Les propositions se succèdent sur tous les thèmes : l’aménagement du territoire, la sauvegarde des commerces de proximité face au “ “nouveau péril” du commerce en ligne. “Il faut davantage soutenir les associations, ce sont de vrais lieux d’expérimentation et d’apprentissage de la citoyenneté”, plaide quelqu’un. De l’avis des intervenants, il faut aussi reconnaître davantage l’agriculture “à sa juste valeur” (800 ha disparaîtraient chaque année dans le Rhône), tout comme les professionnels de la petite enfance et de la santé dont les infirmiers ou encore les auxiliaires de vie dans le domaine du handicap. “On a aussi dévalorisé le travail manuel”comme le bâtiment, la mécanique, serrurerie alors que “ces métiers ont 7 fois plus de demandes que de candidats”, fait-valoir un intervenant particulièrement concerné. Ce qui suppose de “former les jeunes” en ce sens, voire… “réformer l’Education nationale… c’est impossible !”, souffle un observateur.

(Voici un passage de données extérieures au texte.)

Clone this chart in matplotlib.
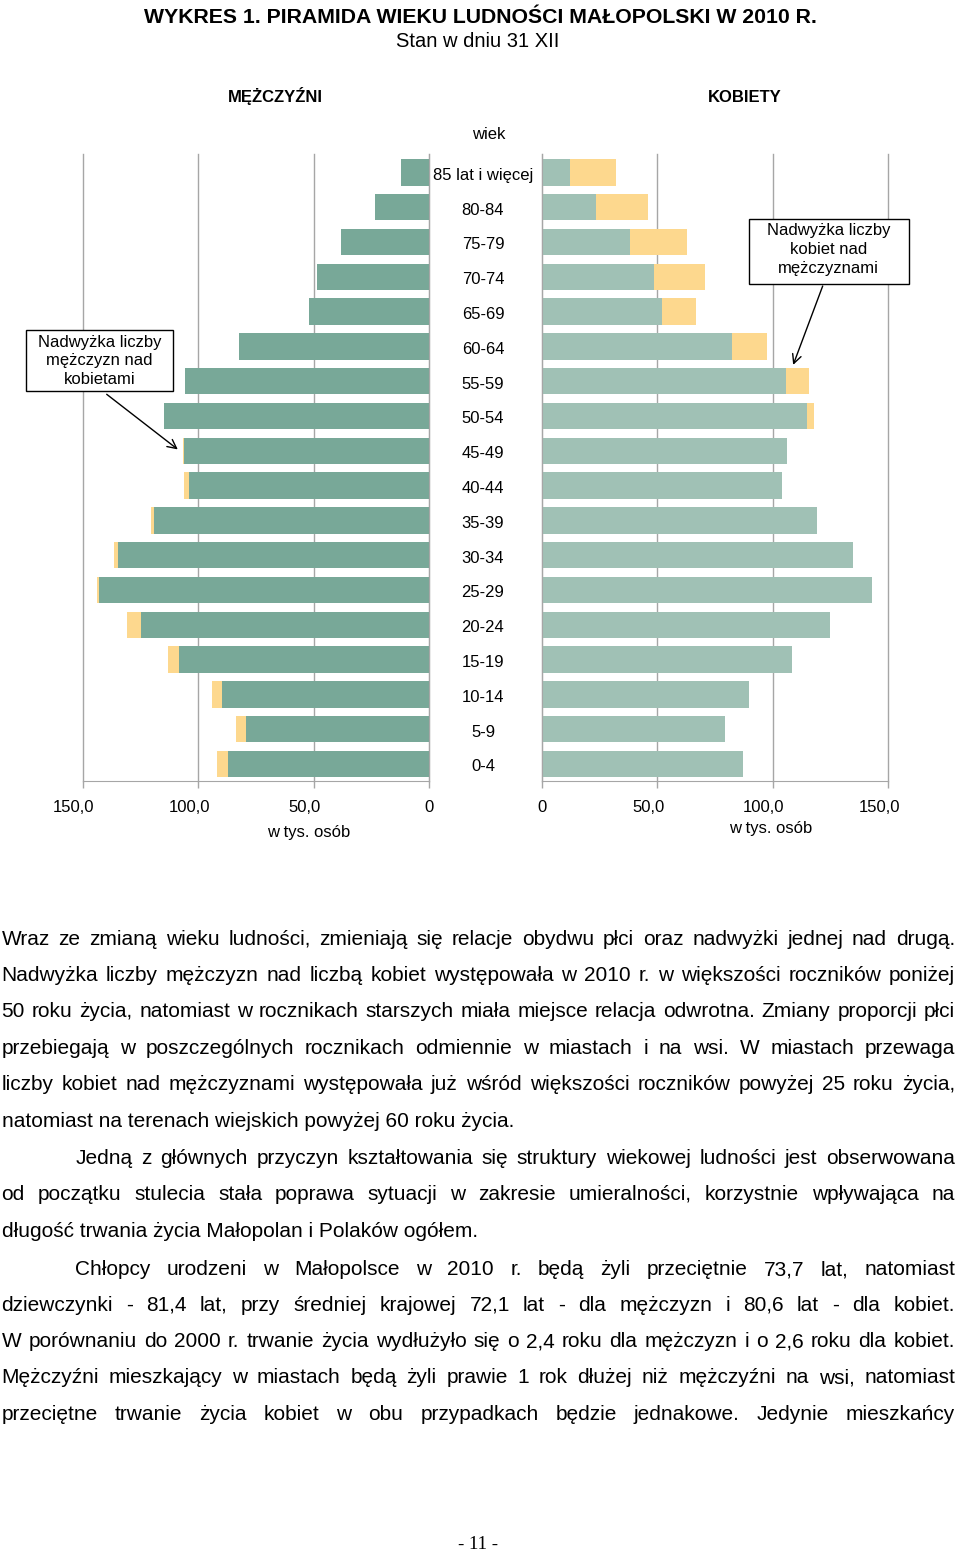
import numpy as np
import matplotlib
matplotlib.use("Agg")
import matplotlib.pyplot as plt
from matplotlib import transforms
from matplotlib.patches import Rectangle

# ---------------- data ----------------
age_groups = ["85 lat i więcej", "80-84", "75-79", "70-74", "65-69", "60-64",
              "55-59", "50-54", "45-49", "40-44", "35-39", "30-34", "25-29",
              "20-24", "15-19", "10-14", "5-9", "0-4"]
men = [12.3, 23.2, 38.2, 48.6, 51.9, 82.1, 105.5, 115.0, 106.6, 106.2,
       120.5, 136.4, 143.7, 130.7, 113.0, 93.9, 83.5, 91.8]
women = [32.0, 45.7, 62.9, 70.6, 66.5, 97.3, 115.7, 117.7, 106.1, 104.0,
         119.2, 134.9, 143.1, 124.7, 108.2, 89.7, 79.4, 86.9]
x_ticks = [0, 50, 100, 150]
x_tick_labels = ["0", "50,0", "100,0", "150,0"]

title = "WYKRES 1. PIRAMIDA WIEKU LUDNOŚCI MAŁOPOLSKI W 2010 R."
subtitle = "Stan w dniu 31 XII"
left_header = "MĘŻCZYŹNI"
right_header = "KOBIETY"
axis_title = "wiek"
unit_label = "w tys. osób"
note_men = ["Nadwyżka liczby", "mężczyzn nad", "kobietami"]
note_women = ["Nadwyżka liczby", "kobiet nad", "mężczyznami"]

body_lines = [
    ("Wraz ze zmianą wieku ludności, zmieniają się relacje obydwu płci oraz nadwyżki jednej nad drugą.", False, True),
    ("Nadwyżka liczby mężczyzn nad liczbą kobiet występowała w 2010 r. w większości roczników poniżej", False, True),
    ("50 roku życia, natomiast w rocznikach starszych miała miejsce relacja odwrotna. Zmiany proporcji płci", False, True),
    ("przebiegają w poszczególnych rocznikach odmiennie w miastach i na wsi. W miastach przewaga", False, True),
    ("liczby kobiet nad mężczyznami występowała już wśród większości roczników powyżej 25 roku życia,", False, True),
    ("natomiast na terenach wiejskich powyżej 60 roku życia.", False, False),
    ("Jedną z głównych przyczyn kształtowania się struktury wiekowej ludności jest obserwowana", True, True),
    ("od początku stulecia stała poprawa sytuacji w zakresie umieralności, korzystnie wpływająca na", False, True),
    ("długość trwania życia Małopolan i Polaków ogółem.", False, False),
    ("Chłopcy urodzeni w Małopolsce w 2010 r. będą żyli przeciętnie 73,7 lat, natomiast", True, True),
    ("dziewczynki - 81,4 lat, przy średniej krajowej 72,1 lat - dla mężczyzn i 80,6 lat - dla kobiet.", False, True),
    ("W porównaniu do 2000 r. trwanie życia wydłużyło się o 2,4 roku dla mężczyzn i o 2,6 roku dla kobiet.", False, True),
    ("Mężczyźni mieszkający w miastach będą żyli prawie 1 rok dłużej niż mężczyźni na wsi, natomiast", False, True),
    ("przeciętne trwanie życia kobiet w obu przypadkach będzie jednakowe. Jedynie mieszkańcy", False, True),
]
body_baselines = [944.7, 980.7, 1016.7, 1053.5, 1090.2, 1126.8,
                  1164, 1200, 1236.7, 1275, 1310.7, 1347.3, 1383.3, 1420]
page_number = "- 11 -"

# ---------------- style ----------------
FONT = ["Liberation Sans", "DejaVu Sans"]
GREEN_L = "#78a898"
GREEN_R = "#a0c1b5"
YELLOW = "#fdd88e"
GRID = "#a6a6a6"
W, H = 960, 1551
plt.rcParams["font.family"] = FONT

fig = plt.figure(figsize=(W / 100, H / 100), dpi=100)
fig.patch.set_facecolor("white")


def fx(x):
    return x / W


def fy(y):
    return 1 - y / H


top, bottom = 154, 780.7
axL = fig.add_axes([fx(82.7), fy(bottom), (429 - 82.7) / W, (bottom - top) / H])
axR = fig.add_axes([fx(542), fy(bottom), (888.3 - 542) / W, (bottom - top) / H])

men_a = np.array(men)
women_a = np.array(women)
common = np.minimum(men_a, women_a)
exc_m = np.maximum(men_a - women_a, 0)
exc_w = np.maximum(women_a - men_a, 0)
ypos = np.arange(len(age_groups))
bh = 0.76

axL.barh(ypos, common, height=bh, color=GREEN_L, zorder=2)
axL.barh(ypos, exc_m, left=common, height=bh, color=YELLOW, zorder=2)
axR.barh(ypos, common, height=bh, color=GREEN_R, zorder=2)
axR.barh(ypos, exc_w, left=common, height=bh, color=YELLOW, zorder=2)

axL.set_xlim(150, 0)
axR.set_xlim(0, 150)
for ax in (axL, axR):
    ax.set_ylim(17.48, -0.53)
    ax.set_xticks(x_ticks)
    ax.set_yticks([])
    ax.xaxis.grid(True, color=GRID, lw=1.0, zorder=0)
    ax.set_axisbelow(True)
    ax.tick_params(axis="x", direction="out", length=5, color=GRID,
                   labelbottom=False, width=1)
    ax.spines["top"].set_visible(False)
    ax.spines["bottom"].set_color(GRID)
    ax.patch.set_alpha(0)
    for gl in ax.get_xgridlines():
        gl.set_clip_on(False)
axL.spines["left"].set_visible(False)
axL.spines["right"].set_color(GRID)
axR.spines["right"].set_visible(False)
axR.spines["left"].set_color(GRID)

# overlay in pixel coordinates
ov = fig.add_axes([0, 0, 1, 1])
ov.set_xlim(0, W)
ov.set_ylim(H, 0)
ov.axis("off")

renderer = fig.canvas.get_renderer()


def text_width(s, **kw):
    t = ov.text(0, 0, s, **kw)
    w = t.get_window_extent(renderer).width
    t.remove()
    return w


def fit_size(s, target, weight="normal", base=14.0):
    return base * target / text_width(s, fontsize=base, fontweight=weight)


# titles
ts = fit_size(title, 674, "bold")
ov.text(480, 22.7, title, fontsize=ts, fontweight="bold", ha="center", va="baseline")
ov.text(478, 47, subtitle, fontsize=14.5, ha="center", va="baseline")
ov.text(275.5, 101.7, left_header, fontsize=12, fontweight="bold", ha="center", va="baseline")
ov.text(745, 101.7, right_header, fontsize=12, fontweight="bold", ha="center", va="baseline")
ov.text(489, 139.3, axis_title, fontsize=12, ha="center", va="baseline")

# category labels
blend = transforms.blended_transform_factory(ov.transData, axL.transData)
for i, lab in enumerate(age_groups):
    ov.text(483, ypos[i] + 0.04, lab, fontsize=12, ha="center", va="center_baseline",
            transform=blend)

# tick labels
for ax, bl in ((axL, 811.7), (axR, 811.7)):
    bt = transforms.blended_transform_factory(ax.transData, ov.transData)
    for v, lab in zip(x_ticks, x_tick_labels):
        off = 0 if lab == "0" else -9
        tr = bt + transforms.ScaledTranslation(off / 100, 0, fig.dpi_scale_trans)
        ov.text(v, bl, lab, fontsize=12, ha="center", va="baseline", transform=tr)

ov.text(308.7, 836.7, unit_label, fontsize=12, ha="center", va="baseline")
ov.text(770.3, 833.0, unit_label, fontsize=12, ha="center", va="baseline")

# annotation boxes
ov.add_patch(Rectangle((26, 330), 147.3, 60.7, fill=True, facecolor="white",
                       edgecolor="black", lw=1.0, zorder=5))
for s, b in zip(note_men, [346.7, 365.0, 384.3]):
    ov.text(99.5, b, s, fontsize=12, ha="center", va="baseline", zorder=6)
ov.add_patch(Rectangle((749.3, 218.7), 159.7, 65.6, fill=True, facecolor="white",
                       edgecolor="black", lw=1.0, zorder=5))
for s, b in zip(note_women, [235.0, 254.3, 273.3]):
    ov.text(828.7, b, s, fontsize=12, ha="center", va="baseline", zorder=6)

ap = dict(arrowstyle="->", color="black", lw=1.0, shrinkA=0, shrinkB=0,
          mutation_scale=16)
ov.annotate("", xy=(108.8, 7.96), xycoords=axL.transData,
            xytext=(106.7, 394.3), textcoords=ov.transData, arrowprops=ap)
ov.annotate("", xy=(108.8, 5.53), xycoords=axR.transData,
            xytext=(822.7, 286.0), textcoords=ov.transData, arrowprops=ap)

# body text (justified)
bfs = fit_size(body_lines[5][0], 516 - 1.5)
X0, X1, INDENT = 1.5, 955.0, 74.0
for (line, indent, justify), bl in zip(body_lines, body_baselines):
    x0 = X0 + (INDENT if indent else 0)
    if not justify:
        ov.text(x0, bl, line, fontsize=bfs, ha="left", va="baseline")
        continue
    words = line.split(" ")
    widths = [text_width(w, fontsize=bfs) for w in words]
    gap = (X1 - x0 - sum(widths)) / (len(words) - 1)
    x = x0
    for w, wd in zip(words, widths):
        ov.text(x, bl, w, fontsize=bfs, ha="left", va="baseline")
        x += wd + gap

ov.text(478, 1549, page_number, fontsize=13.5, ha="center", va="baseline",
        family=["Liberation Serif", "DejaVu Serif"])

fig.savefig("out.png", dpi=100, facecolor="white")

L’Europe s’invite aussi au débat : “Je suis fier d’être français, mais je me considère européen avant tout”… même si certains demandent davantage de retours sur l’activité des députés européens. “A quand un programme ambitieux européen de transition écologique ?”, demande au passage, un citoyen. Quelqu’un prône une “harmonisation fiscale”, alors qu’un autre s’interroge sur l’évasion fiscale : “Comment l’empêcher ?”. Les GAFA doivent forcément “être taxées”. Tout comme les carburants pour les transports aériens et maritimes. Un citoyen appelle même à une “TVA progressive en fonction des revenus” (provoquant quelques remous dans la salle) et “à faire sauter le verrou de Bercy”. La réorganisation du temps de travail fait aussi débat, avec “des contrats plus courts de 25 heures”, propose un participant qui dit avoir longuement étudié la question.
Le mot de la fin a été donné à Thomas Gassilloud. “Le rôle du législateur est de trouver des règles communes pour vivre ensemble”. A la question d’un citoyen sur la nécessité, pour l’Etat, de réaliser des économies les institutions , il répond “On doit encore faire des économies, reconnaît-il. Sachant que l’ensemble des institutions revient à 1,25€ par habitant et par mois. La démocratie a un coût mais elle n’a pas de prix”. Les discussions se sont poursuivies longuement, autour du verre de l’amitié et en toute convivialité. Pour le CDC, le débat se poursuivait dès le lendemain soir, à Chambost-Longessaigne.